• RAW DATA:
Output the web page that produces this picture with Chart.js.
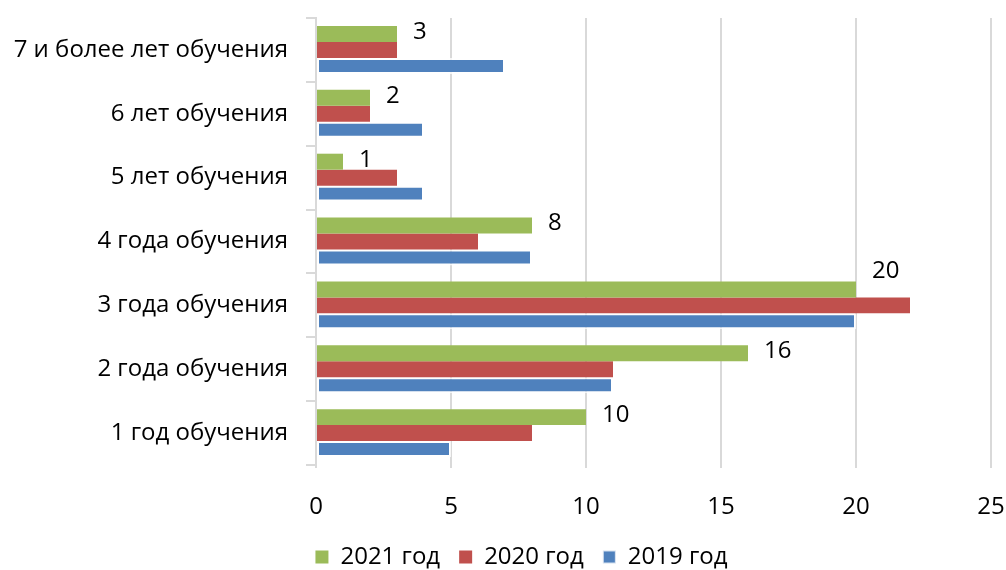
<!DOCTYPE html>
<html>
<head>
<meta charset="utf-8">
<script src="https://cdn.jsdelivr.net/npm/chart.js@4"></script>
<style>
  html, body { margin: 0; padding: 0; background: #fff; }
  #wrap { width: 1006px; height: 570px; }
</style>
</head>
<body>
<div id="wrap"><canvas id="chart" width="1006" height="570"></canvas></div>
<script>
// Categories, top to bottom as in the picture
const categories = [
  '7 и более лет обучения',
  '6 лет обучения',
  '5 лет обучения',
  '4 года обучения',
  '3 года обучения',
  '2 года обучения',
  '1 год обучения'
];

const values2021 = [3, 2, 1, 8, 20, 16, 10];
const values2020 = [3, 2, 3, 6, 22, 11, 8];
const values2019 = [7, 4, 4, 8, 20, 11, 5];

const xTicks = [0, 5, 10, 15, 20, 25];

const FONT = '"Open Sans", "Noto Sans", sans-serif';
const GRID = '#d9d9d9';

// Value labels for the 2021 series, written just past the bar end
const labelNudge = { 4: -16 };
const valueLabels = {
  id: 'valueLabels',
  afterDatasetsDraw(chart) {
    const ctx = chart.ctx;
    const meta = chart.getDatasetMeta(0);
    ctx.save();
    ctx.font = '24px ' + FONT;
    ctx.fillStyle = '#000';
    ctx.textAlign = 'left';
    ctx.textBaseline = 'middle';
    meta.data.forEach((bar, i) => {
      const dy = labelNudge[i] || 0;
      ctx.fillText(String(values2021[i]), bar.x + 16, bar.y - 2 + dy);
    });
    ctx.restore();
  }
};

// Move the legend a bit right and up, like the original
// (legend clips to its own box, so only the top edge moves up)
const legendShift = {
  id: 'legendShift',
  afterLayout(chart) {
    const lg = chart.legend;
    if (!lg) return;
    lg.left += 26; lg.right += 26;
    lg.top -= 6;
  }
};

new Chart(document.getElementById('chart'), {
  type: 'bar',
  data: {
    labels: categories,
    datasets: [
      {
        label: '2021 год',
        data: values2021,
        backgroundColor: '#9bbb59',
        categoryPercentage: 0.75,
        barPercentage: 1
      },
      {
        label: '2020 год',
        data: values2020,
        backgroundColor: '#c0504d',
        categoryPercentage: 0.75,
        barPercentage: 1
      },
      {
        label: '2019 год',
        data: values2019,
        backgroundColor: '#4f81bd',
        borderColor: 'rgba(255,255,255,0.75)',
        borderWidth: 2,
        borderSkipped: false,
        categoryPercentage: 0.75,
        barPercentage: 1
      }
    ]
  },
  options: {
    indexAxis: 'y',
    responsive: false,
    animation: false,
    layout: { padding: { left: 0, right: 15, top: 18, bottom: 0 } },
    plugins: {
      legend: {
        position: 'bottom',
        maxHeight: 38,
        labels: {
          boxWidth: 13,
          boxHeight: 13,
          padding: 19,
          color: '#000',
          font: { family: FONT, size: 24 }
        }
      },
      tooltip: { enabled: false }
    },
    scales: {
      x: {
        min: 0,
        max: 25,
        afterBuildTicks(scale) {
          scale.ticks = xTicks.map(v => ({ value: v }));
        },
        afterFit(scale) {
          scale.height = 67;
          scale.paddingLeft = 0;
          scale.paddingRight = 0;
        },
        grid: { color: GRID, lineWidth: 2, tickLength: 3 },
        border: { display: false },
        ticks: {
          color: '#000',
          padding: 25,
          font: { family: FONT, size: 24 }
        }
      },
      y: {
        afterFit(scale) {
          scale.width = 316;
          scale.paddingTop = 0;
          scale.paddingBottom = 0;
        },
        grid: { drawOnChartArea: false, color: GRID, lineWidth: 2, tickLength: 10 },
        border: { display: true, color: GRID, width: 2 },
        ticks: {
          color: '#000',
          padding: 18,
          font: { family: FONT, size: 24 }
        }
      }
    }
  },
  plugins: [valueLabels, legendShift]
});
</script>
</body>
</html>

• GOAL: Repeat only the lines between the start of the data and the line with "const GRID = '#d9d9d9';", including those two lines, and skip the pictures.

• WORKED SOLUTION:
Output the web page that produces this picture with Chart.js.
<!DOCTYPE html>
<html>
<head>
<meta charset="utf-8">
<script src="https://cdn.jsdelivr.net/npm/chart.js@4"></script>
<style>
  html, body { margin: 0; padding: 0; background: #fff; }
  #wrap { width: 1006px; height: 570px; }
</style>
</head>
<body>
<div id="wrap"><canvas id="chart" width="1006" height="570"></canvas></div>
<script>
// Categories, top to bottom as in the picture
const categories = [
  '7 и более лет обучения',
  '6 лет обучения',
  '5 лет обучения',
  '4 года обучения',
  '3 года обучения',
  '2 года обучения',
  '1 год обучения'
];

const values2021 = [3, 2, 1, 8, 20, 16, 10];
const values2020 = [3, 2, 3, 6, 22, 11, 8];
const values2019 = [7, 4, 4, 8, 20, 11, 5];

const xTicks = [0, 5, 10, 15, 20, 25];

const FONT = '"Open Sans", "Noto Sans", sans-serif';
const GRID = '#d9d9d9';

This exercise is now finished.